Good God! how often are we to die before we go quite off this stage? In every friend we lose a part of ourselves, and the best part.

Ask for what end the heavenly bodies shine, Earth for whose use? Pride answers, 'Tis for mine For me kind nature wakes her genial power, Suckles each herb, and spreads out every flower.

Avoid Extremes; and shun the fault of such Who still are pleas'd too little or too much.

Music resembles poetry, in each Are nameless graces which no methods teach, And which a master hand alone can reach.

Praise undeserved, is satire in disguise.

Genius creates, and taste preserves. Taste is the good sense of genius; without taste, genius is only sublime folly.

Love, free as air, at sight of human ties, Spreads his light wings, and in a moment flies.

Authors are partial to their wit, 'tis true, But are not critics to their judgment, too?

The world is a thing we must of necessity either laugh at or be angry at; if we laugh at it, they say we are proud; if we are angry at it, they say we are ill-natured.

For forms of government let fools contest; Whate'er is best administer'd is best. For modes of faith let graceless zealots fight; His can't be wrong whose life is in the right. In faith and hope the world will disagree, But all mankind's concern is charity.

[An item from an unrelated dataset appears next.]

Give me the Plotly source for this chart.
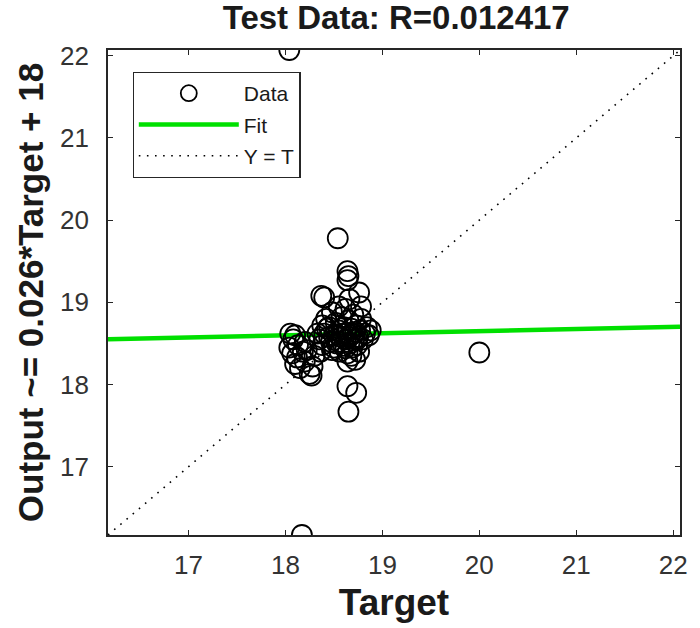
import plotly.graph_objects as go

# Network outputs against targets for the test set
target = [
    18.04, 18.17, 20.00,
    18.54, 18.64, 18.65, 18.64, 18.40, 18.37, 18.76, 18.66,
    18.64, 18.73, 18.65, 18.27, 18.64,
    18.05, 18.08, 18.10, 18.04, 18.07, 18.12, 18.10, 18.15,
    18.20, 18.18, 18.13, 18.22, 18.25, 18.28, 18.30, 18.20,
    18.35, 18.38, 18.40, 18.42, 18.45, 18.47, 18.48, 18.50,
    18.52, 18.53, 18.55, 18.56, 18.57, 18.58, 18.60, 18.60,
    18.62, 18.63, 18.64, 18.65, 18.66, 18.67, 18.68, 18.69,
    18.70, 18.71, 18.72, 18.73, 18.74, 18.75, 18.76, 18.77,
    18.78, 18.80, 18.82, 18.84, 18.86, 18.88, 18.45, 18.50,
    18.55, 18.58, 18.62, 18.66, 18.70, 18.74, 18.68, 18.72,
    18.43, 18.38, 18.33, 18.36, 18.62, 18.78, 18.48, 18.55,
]
output = [
    22.07, 16.17, 18.39,
    19.78, 19.38, 19.32, 19.27, 19.06, 19.08, 19.12, 19.04,
    17.98, 17.90, 17.67, 18.11, 18.28,
    18.62, 18.55, 18.60, 18.45, 18.38, 18.33, 18.25, 18.20,
    18.28, 18.40, 18.48, 18.42, 18.13, 18.22, 18.35, 18.52,
    18.55, 18.48, 18.62, 18.80, 18.70, 18.52, 18.42, 18.60,
    18.75, 18.50, 18.66, 18.40, 18.58, 18.82, 18.47, 18.70,
    18.55, 18.63, 18.38, 18.78, 18.50, 18.60, 18.68, 18.45,
    18.85, 18.55, 18.64, 18.72, 18.48, 18.58, 18.40, 18.66,
    18.80, 18.55, 18.62, 18.70, 18.60, 18.66, 18.58, 18.45,
    18.52, 18.62, 18.44, 18.58, 18.62, 18.55, 18.35, 18.30,
    18.68, 18.72, 18.62, 18.40, 18.92, 18.95, 18.88, 18.95,
]

# Linear fit reported in the axis label and correlation in the title
fit_slope = 0.026
fit_intercept = 18.13
r_value = 0.012417

axis_min = 16.17
axis_max = 22.07
tick_vals = [17, 18, 19, 20, 21, 22]

FONT = "Liberation Sans, Arial"

fig = go.Figure()

fit_x = [axis_min, axis_max]
fit_y = [fit_slope * v + fit_intercept for v in fit_x]

fig.add_trace(go.Scatter(
    x=fit_x, y=fit_y, mode="lines", name="Fit",
    line=dict(color="#00e000", width=4.5),
    legendrank=2, legendgroup="fit",
))
fig.add_trace(go.Scatter(
    x=[axis_min, axis_max], y=[axis_min, axis_max], mode="lines", name="Y = T",
    line=dict(color="black", width=1.6, dash="1.6px,6.5px"),
    legendrank=3, legendgroup="yt",
))
fig.add_trace(go.Scatter(
    x=target, y=output, mode="markers", name="Data",
    marker=dict(symbol="circle-open", size=20, color="black",
                line=dict(color="black", width=1.8)),
    legendrank=1, legendgroup="data",
))

axis_common = dict(
    range=[axis_min, axis_max],
    tickvals=tick_vals,
    ticks="inside", ticklen=5, tickwidth=1.2, tickcolor="#262626",
    showline=True, linecolor="#262626", linewidth=1.6, mirror="ticks",
    showgrid=False, zeroline=False,
    tickfont=dict(family=FONT, size=26, color="#333333"),
)

fig.update_layout(
    width=700, height=628,
    margin=dict(l=108, r=16, t=50, b=91),
    paper_bgcolor="white", plot_bgcolor="white",
    title=dict(
        text="<b>Test Data: R=%.6f</b>" % r_value,
        font=dict(family=FONT, size=33, color="#1a1a1a"),
        x=0.566, xanchor="center", y=0.972, yanchor="middle",
    ),
    xaxis=dict(
        **axis_common,
        ticklabelstandoff=6,
        title=dict(text="<b>Target</b>", standoff=10,
                   font=dict(family=FONT, size=37, color="#1a1a1a")),
    ),
    yaxis=dict(
        **axis_common,
        ticklabelstandoff=12,
        title=dict(text="<b>Output ~= %.3g*Target + %d</b>" % (fit_slope, round(fit_intercept)),
                   standoff=6,
                   font=dict(family=FONT, size=35, color="#1a1a1a")),
    ),
    legend=dict(
        x=0.043, y=0.955, xanchor="left", yanchor="top",
        bgcolor="white", bordercolor="#262626", borderwidth=1.2,
        font=dict(family=FONT, size=21, color="#1a1a1a"),
        itemwidth=100, tracegroupgap=1,
    ),
    showlegend=True,
)

fig.write_html("out.html")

It is very natural for a young friend and a young lover to think the persons they love have nothing to do but to please them.

No woman ever hates a man for being in love with her, but many a woman hate a man for being a friend to her.

I think a good deal may be said to extenuate the fault of bad Poets. What we call a Genius, is hard to be distinguish'd by a man himself, from a strong inclination: and if his genius be ever so great, he can not at first discover it any other way, than by giving way to that prevalent propensity which renders him the more liable to be mistaken.

The season when to come, and when to go, to sing, or cease to sing, we never know.

A naked lover bound and bleeding lies!

Whate'er the talents, or howe'er designed, We hang one jingling padlock on the mind.

Why has not Man a microscopic eye? For this plain reason, Man is not a Fly. Say what the use, were finer optics giv'n, T' inspect a mite, not comprehend the heav'n.

Devotion's self shall steal a thought from heaven.

A mighty maze! But not without a plan.

A tree is a nobler object than a prince in his coronation-robes.

A wit with dunces, and a dunce with wits.

Men, some to business, some to pleasure take; But every woman is at heart a rake.